Stated problem: Nothing outside the range from the line with "Output the Python" to the line with "iterations = list(range(2, 51))" belongs in the copy, and no pictures do either; repeat that range exactly.

(Records with drawing code)
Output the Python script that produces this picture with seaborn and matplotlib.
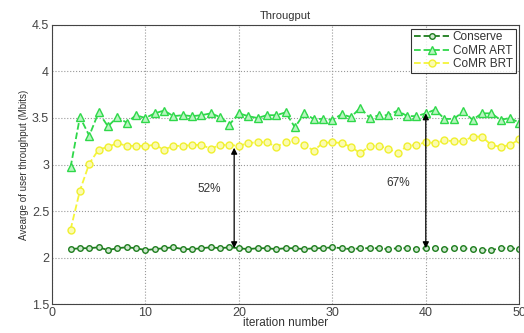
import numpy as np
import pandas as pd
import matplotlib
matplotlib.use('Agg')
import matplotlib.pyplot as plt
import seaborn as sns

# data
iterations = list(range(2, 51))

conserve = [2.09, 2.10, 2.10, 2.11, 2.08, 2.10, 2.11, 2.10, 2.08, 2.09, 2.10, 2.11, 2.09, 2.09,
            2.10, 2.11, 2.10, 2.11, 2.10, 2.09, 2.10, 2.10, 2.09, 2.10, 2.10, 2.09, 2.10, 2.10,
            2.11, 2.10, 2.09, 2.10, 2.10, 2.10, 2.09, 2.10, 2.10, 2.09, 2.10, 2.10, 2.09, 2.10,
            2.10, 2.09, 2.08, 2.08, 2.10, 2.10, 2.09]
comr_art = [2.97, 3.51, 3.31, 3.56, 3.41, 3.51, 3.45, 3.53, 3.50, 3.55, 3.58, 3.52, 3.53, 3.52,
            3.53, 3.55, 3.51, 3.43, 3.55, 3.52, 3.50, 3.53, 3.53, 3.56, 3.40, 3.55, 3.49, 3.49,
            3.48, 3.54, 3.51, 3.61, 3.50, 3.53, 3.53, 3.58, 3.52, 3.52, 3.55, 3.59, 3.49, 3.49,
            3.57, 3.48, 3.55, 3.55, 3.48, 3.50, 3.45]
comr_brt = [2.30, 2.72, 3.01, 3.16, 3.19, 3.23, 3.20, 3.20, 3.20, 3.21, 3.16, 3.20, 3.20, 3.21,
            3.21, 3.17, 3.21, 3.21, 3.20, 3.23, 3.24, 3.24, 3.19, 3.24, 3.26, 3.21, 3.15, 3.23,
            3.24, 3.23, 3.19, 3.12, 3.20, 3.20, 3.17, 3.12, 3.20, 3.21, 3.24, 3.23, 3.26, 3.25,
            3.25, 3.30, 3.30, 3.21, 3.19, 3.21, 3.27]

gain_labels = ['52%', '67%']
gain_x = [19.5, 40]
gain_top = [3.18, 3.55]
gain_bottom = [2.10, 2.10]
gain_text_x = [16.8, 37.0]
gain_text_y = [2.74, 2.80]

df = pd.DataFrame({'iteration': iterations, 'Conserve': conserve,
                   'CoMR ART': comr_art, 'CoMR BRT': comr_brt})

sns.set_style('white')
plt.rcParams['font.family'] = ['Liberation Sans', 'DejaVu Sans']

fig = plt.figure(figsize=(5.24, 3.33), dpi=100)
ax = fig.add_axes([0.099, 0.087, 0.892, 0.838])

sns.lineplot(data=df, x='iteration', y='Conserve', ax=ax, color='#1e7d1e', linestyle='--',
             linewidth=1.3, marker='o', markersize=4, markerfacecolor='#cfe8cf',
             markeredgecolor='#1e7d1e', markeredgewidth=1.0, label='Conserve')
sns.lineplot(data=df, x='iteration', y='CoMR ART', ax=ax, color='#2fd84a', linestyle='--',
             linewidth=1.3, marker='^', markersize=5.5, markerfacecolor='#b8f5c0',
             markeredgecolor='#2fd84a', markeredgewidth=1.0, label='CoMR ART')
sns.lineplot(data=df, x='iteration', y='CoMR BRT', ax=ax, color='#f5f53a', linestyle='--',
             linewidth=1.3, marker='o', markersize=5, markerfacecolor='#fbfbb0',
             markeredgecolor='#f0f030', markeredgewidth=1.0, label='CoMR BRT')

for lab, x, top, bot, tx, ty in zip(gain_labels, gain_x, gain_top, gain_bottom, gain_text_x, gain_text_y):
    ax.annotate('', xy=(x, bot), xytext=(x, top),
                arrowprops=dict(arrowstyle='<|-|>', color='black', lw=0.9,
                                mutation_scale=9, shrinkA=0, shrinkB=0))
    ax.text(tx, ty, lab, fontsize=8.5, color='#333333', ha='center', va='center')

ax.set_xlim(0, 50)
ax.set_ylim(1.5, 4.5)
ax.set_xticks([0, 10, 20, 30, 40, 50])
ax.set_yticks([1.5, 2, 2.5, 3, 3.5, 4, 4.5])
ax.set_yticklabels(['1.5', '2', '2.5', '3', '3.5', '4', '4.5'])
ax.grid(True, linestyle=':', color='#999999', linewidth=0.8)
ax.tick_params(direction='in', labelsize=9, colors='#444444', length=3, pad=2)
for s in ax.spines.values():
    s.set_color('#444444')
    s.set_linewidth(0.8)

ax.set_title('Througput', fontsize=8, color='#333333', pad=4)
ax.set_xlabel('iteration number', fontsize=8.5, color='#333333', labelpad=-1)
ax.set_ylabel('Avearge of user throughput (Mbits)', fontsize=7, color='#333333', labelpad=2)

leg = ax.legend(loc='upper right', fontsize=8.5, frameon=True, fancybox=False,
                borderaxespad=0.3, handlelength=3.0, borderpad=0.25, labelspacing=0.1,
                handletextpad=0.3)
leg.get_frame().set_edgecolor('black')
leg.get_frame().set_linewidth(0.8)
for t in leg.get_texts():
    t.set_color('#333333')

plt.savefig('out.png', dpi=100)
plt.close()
...
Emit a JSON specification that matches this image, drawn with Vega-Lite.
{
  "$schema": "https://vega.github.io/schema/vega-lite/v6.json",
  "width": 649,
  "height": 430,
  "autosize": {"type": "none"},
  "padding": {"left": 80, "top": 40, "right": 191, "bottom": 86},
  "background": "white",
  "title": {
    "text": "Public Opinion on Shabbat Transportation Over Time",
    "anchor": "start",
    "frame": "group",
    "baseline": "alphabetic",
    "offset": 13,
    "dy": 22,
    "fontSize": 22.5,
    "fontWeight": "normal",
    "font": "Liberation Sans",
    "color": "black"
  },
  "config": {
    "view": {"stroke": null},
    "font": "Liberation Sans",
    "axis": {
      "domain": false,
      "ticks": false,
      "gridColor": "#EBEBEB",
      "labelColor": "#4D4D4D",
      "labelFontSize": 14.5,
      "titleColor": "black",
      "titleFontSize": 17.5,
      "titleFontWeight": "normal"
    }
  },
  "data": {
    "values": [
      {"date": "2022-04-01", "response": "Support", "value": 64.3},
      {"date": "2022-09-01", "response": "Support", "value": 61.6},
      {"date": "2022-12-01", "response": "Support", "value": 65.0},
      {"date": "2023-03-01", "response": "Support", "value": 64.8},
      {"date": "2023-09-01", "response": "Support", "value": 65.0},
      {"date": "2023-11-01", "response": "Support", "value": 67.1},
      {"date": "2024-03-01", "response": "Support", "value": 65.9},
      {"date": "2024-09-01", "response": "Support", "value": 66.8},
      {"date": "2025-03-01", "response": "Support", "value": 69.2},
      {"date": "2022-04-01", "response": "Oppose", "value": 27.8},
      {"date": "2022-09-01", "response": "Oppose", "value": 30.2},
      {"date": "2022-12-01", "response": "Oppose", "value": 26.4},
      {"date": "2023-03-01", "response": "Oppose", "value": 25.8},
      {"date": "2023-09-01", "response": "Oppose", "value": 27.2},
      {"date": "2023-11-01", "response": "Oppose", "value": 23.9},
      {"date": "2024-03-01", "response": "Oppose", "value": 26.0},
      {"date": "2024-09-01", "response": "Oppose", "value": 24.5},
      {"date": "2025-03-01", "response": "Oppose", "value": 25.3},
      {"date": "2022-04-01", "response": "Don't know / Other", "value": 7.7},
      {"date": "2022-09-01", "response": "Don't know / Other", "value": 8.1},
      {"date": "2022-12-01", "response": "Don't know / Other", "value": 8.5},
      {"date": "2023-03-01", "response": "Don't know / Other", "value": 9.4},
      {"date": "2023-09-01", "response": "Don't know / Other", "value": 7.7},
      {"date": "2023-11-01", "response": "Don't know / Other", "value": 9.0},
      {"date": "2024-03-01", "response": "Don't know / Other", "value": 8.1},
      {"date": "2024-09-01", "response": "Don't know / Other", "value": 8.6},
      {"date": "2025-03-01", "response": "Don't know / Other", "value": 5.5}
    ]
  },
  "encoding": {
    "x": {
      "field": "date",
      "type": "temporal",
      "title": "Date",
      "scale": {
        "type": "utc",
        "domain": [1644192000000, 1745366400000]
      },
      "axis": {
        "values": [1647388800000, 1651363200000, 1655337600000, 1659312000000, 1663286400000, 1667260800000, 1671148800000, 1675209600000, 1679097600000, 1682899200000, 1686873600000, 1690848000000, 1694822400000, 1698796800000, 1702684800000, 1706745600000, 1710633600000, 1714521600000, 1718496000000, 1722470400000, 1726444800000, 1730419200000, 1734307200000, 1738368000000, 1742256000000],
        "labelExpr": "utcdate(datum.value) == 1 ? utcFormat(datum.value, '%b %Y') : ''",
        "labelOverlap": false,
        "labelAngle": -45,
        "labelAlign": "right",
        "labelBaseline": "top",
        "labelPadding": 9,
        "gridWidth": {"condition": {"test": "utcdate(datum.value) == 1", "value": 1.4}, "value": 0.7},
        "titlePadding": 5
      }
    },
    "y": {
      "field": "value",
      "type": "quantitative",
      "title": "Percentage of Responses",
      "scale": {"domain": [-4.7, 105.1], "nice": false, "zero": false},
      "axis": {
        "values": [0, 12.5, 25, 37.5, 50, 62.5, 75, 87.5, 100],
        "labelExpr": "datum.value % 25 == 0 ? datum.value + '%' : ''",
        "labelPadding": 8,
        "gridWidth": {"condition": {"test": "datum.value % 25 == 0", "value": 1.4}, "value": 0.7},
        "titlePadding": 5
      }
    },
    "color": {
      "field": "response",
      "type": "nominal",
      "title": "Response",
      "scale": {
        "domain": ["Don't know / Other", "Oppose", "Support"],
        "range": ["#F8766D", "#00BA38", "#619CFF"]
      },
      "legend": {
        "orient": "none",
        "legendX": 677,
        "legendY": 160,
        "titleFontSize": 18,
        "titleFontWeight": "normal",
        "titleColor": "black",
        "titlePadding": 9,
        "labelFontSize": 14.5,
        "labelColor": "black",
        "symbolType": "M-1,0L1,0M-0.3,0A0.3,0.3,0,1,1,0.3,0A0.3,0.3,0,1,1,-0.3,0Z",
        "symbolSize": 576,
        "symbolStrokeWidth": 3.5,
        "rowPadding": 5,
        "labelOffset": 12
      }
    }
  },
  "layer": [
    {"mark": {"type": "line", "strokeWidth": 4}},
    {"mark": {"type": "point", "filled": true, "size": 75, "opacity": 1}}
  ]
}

Answer for the task:
Output the Python script that produces this picture with seaborn and matplotlib.
import numpy as np
import pandas as pd
import matplotlib
matplotlib.use('Agg')
import matplotlib.pyplot as plt
import seaborn as sns

# data
iterations = list(range(2, 51))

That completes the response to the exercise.